Records supplied:

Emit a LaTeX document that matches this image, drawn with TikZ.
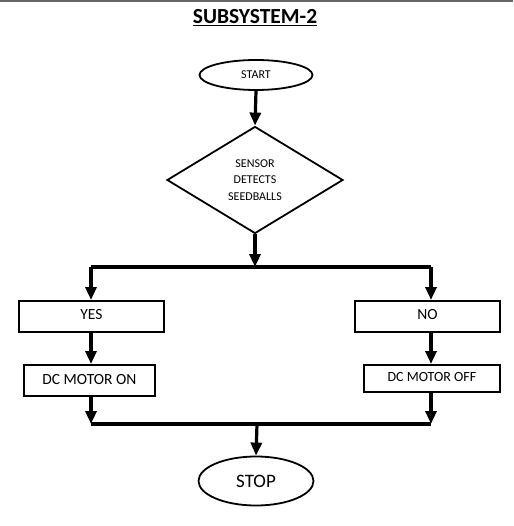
\documentclass[tikz,border=0pt]{standalone}
\usepackage{fontspec}
\setmainfont{Carlito}
\usetikzlibrary{arrows.meta,shapes.geometric}
\begin{document}
\begin{tikzpicture}[x=1pt,y=-1pt,
  box/.style={draw,line width=1.8pt,rectangle,inner sep=0pt,anchor=north west},
  oval/.style={draw,line width=1.8pt,ellipse,inner sep=0pt},
  flow/.style={line width=3.2pt,-{Triangle[length=13pt,width=11pt]}},
  bar/.style={line width=3.2pt}]
\useasboundingbox (0,0) rectangle (513,526);
\fill[gray!80!black] (0,0) rectangle (513,1.6);
\node[font=\fontsize{21.5}{24}\selectfont\bfseries] (title) at (255,18) {\underline{SUBSYSTEM-2}};
\node[oval,minimum width=113pt,minimum height=30pt,font=\fontsize{12}{14}\selectfont] (start) at (256,75) {START};
\node[draw,line width=1.8pt,diamond,inner sep=0pt,minimum width=176pt,minimum height=107pt,align=center,font=\fontsize{12}{16.5}\selectfont] (dec) at (255,180)
  {SENSOR\\DETECTS\\SEEDBALLS};
\node[box,minimum width=145pt,minimum height=31pt] (yes) at (18,300) {};
\node[font=\fontsize{15.5}{17}\selectfont] at ([yshift=1.5pt]yes.center) {YES};
\node[box,minimum width=145pt,minimum height=31pt] (no) at (354,300) {};
\node[font=\fontsize{15.5}{17}\selectfont] at ([yshift=1.5pt]no.center) {NO};
\node[box,minimum width=131pt,minimum height=31pt] (on) at (23,364) {};
\node[font=\fontsize{15.5}{17}\selectfont] at ([yshift=1pt]on.center) {DC MOTOR ON};
\node[box,minimum width=136pt,minimum height=27pt] (off) at (363,364) {};
\node[font=\fontsize{14}{16}\selectfont] at ([yshift=1pt]off.center) {DC MOTOR OFF};
\node[oval,minimum width=115pt,minimum height=49pt,font=\fontsize{19}{21}\selectfont] (stop) at (256,481) {STOP};
\coordinate (sj) at (255,267);
\coordinate (sl) at (91,267);
\coordinate (sr) at (431,267);
\coordinate (ml) at (91,424);
\coordinate (mr) at (431,424);
\coordinate (mc) at (257,424);
\draw[flow] (start.south) -- (dec.north);
\draw[flow] (dec.south) -- (sj);
\draw[bar] (sl) -- (sr);
\draw[flow] (sl) -- (sl |- yes.north);
\draw[flow] (sr) -- (sr |- no.north);
\draw[flow] (yes.south -| sl) -- (sl |- on.north);
\draw[flow] (no.south -| sr) -- (sr |- off.north);
\draw[flow] (on.south -| ml) -- (ml);
\draw[flow] (off.south -| mr) -- (mr);
\draw[bar] (ml) -- (mr);
\draw[flow] (mc) -- (stop.north);
\end{tikzpicture}
\end{document}
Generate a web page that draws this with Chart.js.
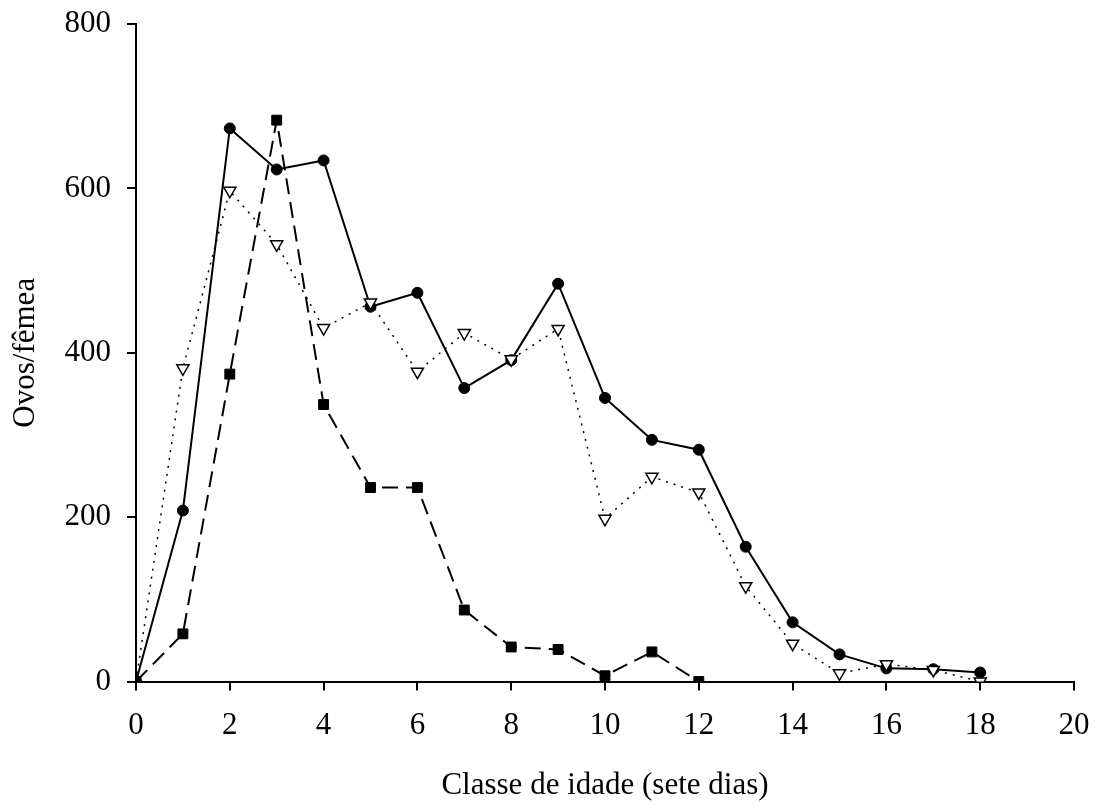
<!DOCTYPE html>
<html>
<head>
<meta charset="utf-8">
<script src="https://cdn.jsdelivr.net/npm/chart.js@4/dist/chart.umd.min.js"></script>
<style>
  html, body { margin: 0; padding: 0; background: #fff; }
  #wrap { width: 1103px; height: 804px; }
</style>
</head>
<body>
<div id="wrap"><canvas id="grafico"></canvas></div>
<script>
// classes de idade (semanas)
const idades = [0, 1, 2, 3, 4, 5, 6, 7, 8, 9, 10, 11, 12, 13, 14, 15, 16, 17, 18];

// ovos por fêmea em cada classe
const ovosCirculos = [0, 208, 673, 623, 634, 456, 473, 357, 391, 484, 345, 294, 282, 164, 72, 33, 16, 15, 11];
const ovosTriangulos = [0, 381, 597, 532, 430, 461, 377, 424, 392, 429, 198, 249, 230, 116, 46, 10, 21, 14, 0];
const ovosQuadrados = [0, 58, 374, 683, 337, 236, 236, 87, 42, 39, 7, 36, 0];

const ticksX = [0, 2, 4, 6, 8, 10, 12, 14, 16, 18, 20];
const ticksY = [0, 200, 400, 600, 800];

const pontos = (valores) => valores.map((v, i) => ({ x: idades[i], y: v }));

const fonte = { family: '"Liberation Serif", "Times New Roman", serif', size: 31 };

// sem folgas extras dos rótulos: a área do gráfico fica só com o padding do layout
const semFolga = (eixo) => {
    eixo.paddingTop = 0;
    eixo.paddingBottom = 0;
    eixo.paddingLeft = 0;
    eixo.paddingRight = 0;
};

new Chart(document.getElementById('grafico'), {
    type: 'line',
    data: {
        datasets: [
            {
                // desenhado por cima dos outros; sem marcador na origem
                label: 'triângulos',
                data: pontos(ovosTriangulos),
                borderColor: '#000',
                borderWidth: 1.5,
                borderDash: [2, 6],
                pointStyle: 'triangle',
                rotation: 180,
                pointRadius: (ctx) => (ctx.dataIndex === 0 ? 0 : 7),
                pointBackgroundColor: '#fff',
                pointBorderColor: '#000',
                pointBorderWidth: 1.5,
            },
            {
                label: 'quadrados',
                data: pontos(ovosQuadrados),
                borderColor: '#000',
                borderWidth: 2,
                borderDash: [16, 8],
                pointStyle: 'rect',
                pointRadius: 7,
                pointBackgroundColor: '#000',
                pointBorderColor: '#000',
                pointBorderWidth: 1,
            },
            {
                label: 'círculos',
                data: pontos(ovosCirculos),
                borderColor: '#000',
                borderWidth: 2,
                pointStyle: 'circle',
                pointRadius: 5.5,
                pointBackgroundColor: '#000',
                pointBorderColor: '#000',
                pointBorderWidth: 1,
            },
        ],
    },
    options: {
        responsive: true,
        maintainAspectRatio: false,
        animation: false,
        layout: { padding: { left: 0, right: 29, top: 24, bottom: 0 } },
        plugins: {
            legend: { display: false },
            tooltip: { enabled: false },
        },
        scales: {
            x: {
                type: 'linear',
                min: 0,
                max: 20,
                afterFit: (eixo) => { eixo.height = 122.5; semFolga(eixo); },
                afterBuildTicks: (eixo) => { eixo.ticks = ticksX.map((v) => ({ value: v })); },
                border: { color: '#000', width: 2 },
                grid: { drawOnChartArea: false, tickLength: 9, color: '#000', lineWidth: 2 },
                ticks: { color: '#000', font: fonte, padding: 17, maxRotation: 0 },
                title: {
                    display: true,
                    text: 'Classe de idade (sete dias)',
                    color: '#000',
                    font: fonte,
                    padding: { top: 0, bottom: 0 },
                },
            },
            y: {
                min: 0,
                max: 800,
                afterFit: (eixo) => { eixo.width = 136; semFolga(eixo); },
                afterBuildTicks: (eixo) => { eixo.ticks = ticksY.map((v) => ({ value: v })); },
                border: { color: '#000', width: 2 },
                grid: { drawOnChartArea: false, tickLength: 9, color: '#000', lineWidth: 2 },
                ticks: { color: '#000', font: fonte, padding: 16 },
                title: {
                    display: true,
                    text: 'Ovos/fêmea',
                    color: '#000',
                    font: fonte,
                    padding: { top: 7, bottom: 0 },
                },
            },
        },
    },
});
</script>
</body>
</html>
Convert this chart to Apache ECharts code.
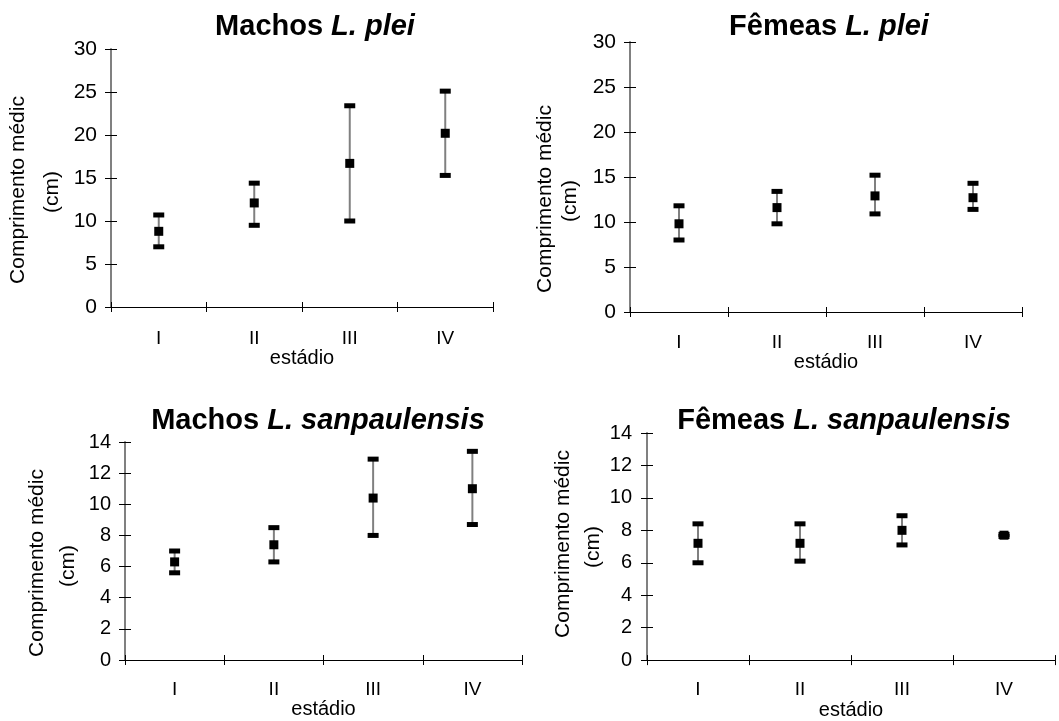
<!DOCTYPE html>
<html>
<head>
<meta charset="utf-8">
<script src="https://cdn.jsdelivr.net/npm/echarts@6/dist/echarts.min.js"></script>
<style>
  html, body { margin:0; padding:0; background:#fff; }
  #chart { width:1059px; height:721px; }
</style>
</head>
<body>
<div id="chart"></div>
<script>
// === Dados ===
const stages = ['I', 'II', 'III', 'IV'];

const machosPleiMean  = [8.8, 12.1, 16.7, 20.2];
const machosPleiUpper = [10.7, 14.4, 23.4, 25.1];
const machosPleiLower = [7.0, 9.5, 10.0, 15.3];

const femeasPleiMean  = [9.8, 11.6, 12.9, 12.7];
const femeasPleiUpper = [11.8, 13.4, 15.2, 14.3];
const femeasPleiLower = [8.0, 9.8, 10.9, 11.4];

const machosSanMean  = [6.3, 7.4, 10.4, 11.0];
const machosSanUpper = [7.0, 8.5, 12.9, 13.4];
const machosSanLower = [5.6, 6.3, 8.0, 8.7];

const femeasSanMean  = [7.2, 7.2, 8.0, 7.7];
const femeasSanUpper = [8.4, 8.4, 8.9, 7.75];
const femeasSanLower = [6.0, 6.1, 7.1, 7.62];

// === Estilo ===
const FONT = "'Liberation Sans', Arial, sans-serif";
const axisGray = '#808080';

// === Painéis ===
const panels = [
  { title:'Machos {i|L. plei}', tx:315, ty:27, grid:{left:111, top:49, width:382, height:258},
    max:30, step:5, yFont:21, yMargin:14, xMargin:22, nameGap:40,
    name1:[18,190], name2:[52,192],
    mean:machosPleiMean, lo:machosPleiLower, hi:machosPleiUpper },
  { title:'Fêmeas {i|L. plei}', tx:829, ty:27, grid:{left:630, top:42, width:392, height:270},
    max:30, step:5, yFont:21, yMargin:14, xMargin:21, nameGap:34,
    name1:[545,199], name2:[570,201],
    mean:femeasPleiMean, lo:femeasPleiLower, hi:femeasPleiUpper },
  { title:'Machos {i|L. sanpaulensis}', tx:318, ty:421, grid:{left:125, top:442, width:397, height:218},
    max:14, step:2, yFont:20, yMargin:14, xMargin:20, nameGap:38,
    name1:[37,563], name2:[68,566],
    mean:machosSanMean, lo:machosSanLower, hi:machosSanUpper },
  { title:'Fêmeas {i|L. sanpaulensis}', tx:844, ty:421, grid:{left:647, top:433, width:408, height:228},
    max:14, step:2, yFont:20, yMargin:15, xMargin:20, nameGap:38,
    name1:[563,544], name2:[593,547],
    mean:femeasSanMean, lo:femeasSanLower, hi:femeasSanUpper }
];

// barra de erro + média (quadrado) em coordenadas do eixo
function renderErr(params, api){
  const x = api.value(0);
  const m  = api.coord([x, api.value(1)]);
  const lo = api.coord([x, api.value(2)]);
  const hi = api.coord([x, api.value(3)]);
  const cx = m[0];
  return { type:'group', children:[
    { type:'line', shape:{x1:cx, y1:hi[1], x2:cx, y2:lo[1]}, style:{stroke:axisGray, lineWidth:2} },
    { type:'rect', shape:{x:cx-5.5, y:hi[1]-2.5, width:11, height:5}, style:{fill:'#000'} },
    { type:'rect', shape:{x:cx-5.5, y:lo[1]-2.5, width:11, height:5}, style:{fill:'#000'} },
    { type:'rect', shape:{x:cx-4.5, y:m[1]-4.5, width:9, height:9}, style:{fill:'#000'} }
  ]};
}

const option = { animation:false, title:[], grid:[], xAxis:[], yAxis:[], series:[], graphic:[] };

panels.forEach((p, k) => {
  option.title.push({
    text:p.title, left:p.tx, top:p.ty, padding:0, textAlign:'center', textVerticalAlign:'middle',
    textStyle:{ fontFamily:FONT, fontSize:29, fontWeight:'bold', color:'#000',
      rich:{ i:{ fontFamily:FONT, fontSize:29, fontWeight:'bold', fontStyle:'italic', color:'#000' } } }
  });
  option.grid.push(p.grid);

  // eixo x principal + cópia só para as marcas internas (marcas cruzadas)
  option.xAxis.push({
    type:'category', gridIndex:k, data:stages, boundaryGap:true,
    name:'estádio', nameLocation:'middle', nameGap:p.nameGap,
    nameTextStyle:{ fontFamily:FONT, fontSize:20, color:'#000' },
    axisLine:{ lineStyle:{ color:'#000', width:1 } },
    axisTick:{ show:true, inside:false, length:5, lineStyle:{ color:'#000' } },
    axisLabel:{ fontFamily:FONT, fontSize:19, color:'#000', margin:p.xMargin, interval:0 },
    splitLine:{ show:false }
  });
  option.xAxis.push({
    type:'category', gridIndex:k, data:stages, boundaryGap:true, position:'bottom',
    axisLine:{ show:false }, axisLabel:{ show:false }, splitLine:{ show:false },
    axisTick:{ show:true, inside:true, length:5, lineStyle:{ color:'#000' } }
  });

  option.yAxis.push({
    type:'value', gridIndex:k, min:0, max:p.max, interval:p.step,
    axisLine:{ show:true, lineStyle:{ color:axisGray, width:2 } },
    axisTick:{ show:true, inside:false, length:6, lineStyle:{ color:'#000' } },
    axisLabel:{ fontFamily:FONT, fontSize:p.yFont, color:'#000', margin:p.yMargin },
    splitLine:{ show:false }
  });
  option.yAxis.push({
    type:'value', gridIndex:k, min:0, max:p.max, interval:p.step, position:'left', offset:0,
    axisLine:{ show:false }, axisLabel:{ show:false }, splitLine:{ show:false },
    axisTick:{ show:true, inside:true, length:6, lineStyle:{ color:'#000' } }
  });

  option.series.push({
    type:'custom', xAxisIndex:2*k, yAxisIndex:2*k, renderItem:renderErr,
    encode:{ x:0, y:[1,2,3] },
    data: stages.map((s, i) => [i, p.mean[i], p.lo[i], p.hi[i]])
  });

  // título do eixo y (duas linhas, rodado)
  [['Comprimento médic', p.name1], ['(cm)', p.name2]].forEach(([t, pos]) => {
    option.graphic.push({
      type:'text', x:pos[0], y:pos[1], rotation:Math.PI/2,
      style:{ text:t, fill:'#000', font:'21px ' + FONT, align:'center', verticalAlign:'middle' }
    });
  });
});

echarts.init(document.getElementById('chart')).setOption(option);
</script>
</body>
</html>
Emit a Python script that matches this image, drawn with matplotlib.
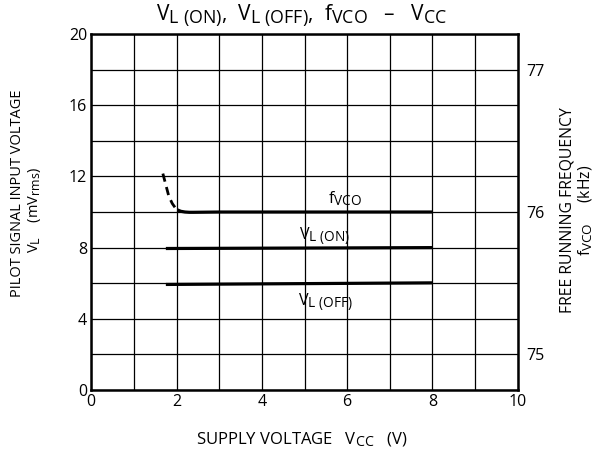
import matplotlib
matplotlib.use("Agg")
import matplotlib.pyplot as plt
import matplotlib._mathtext as _mt

_mt.SHRINK_FACTOR = 0.85

plt.rcParams['font.family'] = ['Open Sans', 'DejaVu Sans']
plt.rcParams['mathtext.fontset'] = 'custom'
plt.rcParams['mathtext.rm'] = 'Open Sans'
plt.rcParams['mathtext.it'] = 'Open Sans:italic'
plt.rcParams['mathtext.bf'] = 'Open Sans:bold'

# Data
vcc_on = [1.75, 8.0]
vl_on = [7.95, 8.0]
vcc_off = [1.75, 8.0]
vl_off = [5.93, 6.02]
vcc_f_dash = [1.68, 1.75, 1.82, 1.9, 1.97, 2.02]
f_dash = [76.27, 76.19, 76.11, 76.06, 76.03, 76.015]
vcc_f_solid = [2.02, 2.1, 2.2, 2.3, 2.4, 3.0, 5.0, 8.0]
f_solid = [76.015, 76.005, 76.0, 75.998, 75.998, 76.0, 76.0, 76.0]

x_ticks = [0, 2, 4, 6, 8, 10]
yl_ticks = [0, 4, 8, 12, 16, 20]
yr_ticks = [75, 76, 77]

fig = plt.figure(figsize=(6.0, 4.54), dpi=100)
ax = fig.add_axes([0.152, 0.141, 0.711, 0.784])
ax.set_xlim(0, 10)
ax.set_ylim(0, 20)
ax.set_xticks(range(0, 11))
ax.set_xticklabels([str(v) if v in x_ticks else '' for v in range(0, 11)])
ax.set_yticks(range(0, 21, 2))
ax.set_yticklabels([str(v) if v in yl_ticks else '' for v in range(0, 21, 2)])
ax.grid(True, color='black', linewidth=0.9)
ax.tick_params(length=0, labelsize=11.5)
ax.tick_params(axis='x', pad=3)
ax.tick_params(axis='y', pad=3)
for s in ax.spines.values():
    s.set_linewidth(1.8)

ax.plot(vcc_on, vl_on, color='black', lw=2.3, solid_capstyle='butt')
ax.plot(vcc_off, vl_off, color='black', lw=2.3, solid_capstyle='butt')

ax2 = ax.twinx()
ax2.set_ylim(74.75, 77.25)
ax2.set_yticks(yr_ticks)
ax2.tick_params(length=0, labelsize=11.5, pad=6)
for s in ax2.spines.values():
    s.set_visible(False)
ax2.plot(vcc_f_dash, f_dash, color='black', lw=2.0, linestyle=(0, (3, 2)))
ax2.plot(vcc_f_solid, f_solid, color='black', lw=2.3, solid_capstyle='butt')

ax.text(5.95, 10.75, r'f$_{\mathrm{VCO}}$', fontsize=11.5, ha='center', va='center')
ax.text(5.48, 8.6, r'V$_{\mathrm{L\ (ON)}}$', fontsize=11.5, ha='center', va='center')
ax.text(5.48, 4.9, r'V$_{\mathrm{L\ (OFF)}}$', fontsize=11.5, ha='center', va='center')

fig.text(0.503, 0.963,
         r'V$_{\mathrm{L\ (ON)}}$,  V$_{\mathrm{L\ (OFF)}}$,  f$_{\mathrm{VCO}}$   –   V$_{\mathrm{CC}}$',
         fontsize=15, ha='center', va='center')
fig.text(0.503, 0.031, r'SUPPLY VOLTAGE   V$_{\mathrm{CC}}$   (V)', fontsize=12,
         ha='center', va='center')
fig.text(0.03, 0.575, 'PILOT SIGNAL INPUT VOLTAGE', rotation=90, fontsize=10.5,
         ha='center', va='center')
fig.text(0.058, 0.537, r'V$_{\mathrm{L}}$    (mV$_{\mathrm{rms}}$)', rotation=90, fontsize=10.5,
         ha='center', va='center')
fig.text(0.946, 0.537, 'FREE RUNNING FREQUENCY', rotation=90, fontsize=11.3,
         ha='center', va='center')
fig.text(0.977, 0.537, r'f$_{\mathrm{VCO}}$     (kHz)', rotation=90, fontsize=11.3,
         ha='center', va='center')

fig.savefig('out.png', dpi=100)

Problem details:
Reproduce the entries exactly, from the line with "Emit a Python" to the line with "yr_ticks = [75, 76, 77]", both lines included, keeping no pictures.

Answer to the task:
Emit a Python script that matches this image, drawn with matplotlib.
import matplotlib
matplotlib.use("Agg")
import matplotlib.pyplot as plt
import matplotlib._mathtext as _mt

_mt.SHRINK_FACTOR = 0.85

plt.rcParams['font.family'] = ['Open Sans', 'DejaVu Sans']
plt.rcParams['mathtext.fontset'] = 'custom'
plt.rcParams['mathtext.rm'] = 'Open Sans'
plt.rcParams['mathtext.it'] = 'Open Sans:italic'
plt.rcParams['mathtext.bf'] = 'Open Sans:bold'

# Data
vcc_on = [1.75, 8.0]
vl_on = [7.95, 8.0]
vcc_off = [1.75, 8.0]
vl_off = [5.93, 6.02]
vcc_f_dash = [1.68, 1.75, 1.82, 1.9, 1.97, 2.02]
f_dash = [76.27, 76.19, 76.11, 76.06, 76.03, 76.015]
vcc_f_solid = [2.02, 2.1, 2.2, 2.3, 2.4, 3.0, 5.0, 8.0]
f_solid = [76.015, 76.005, 76.0, 75.998, 75.998, 76.0, 76.0, 76.0]

x_ticks = [0, 2, 4, 6, 8, 10]
yl_ticks = [0, 4, 8, 12, 16, 20]
yr_ticks = [75, 76, 77]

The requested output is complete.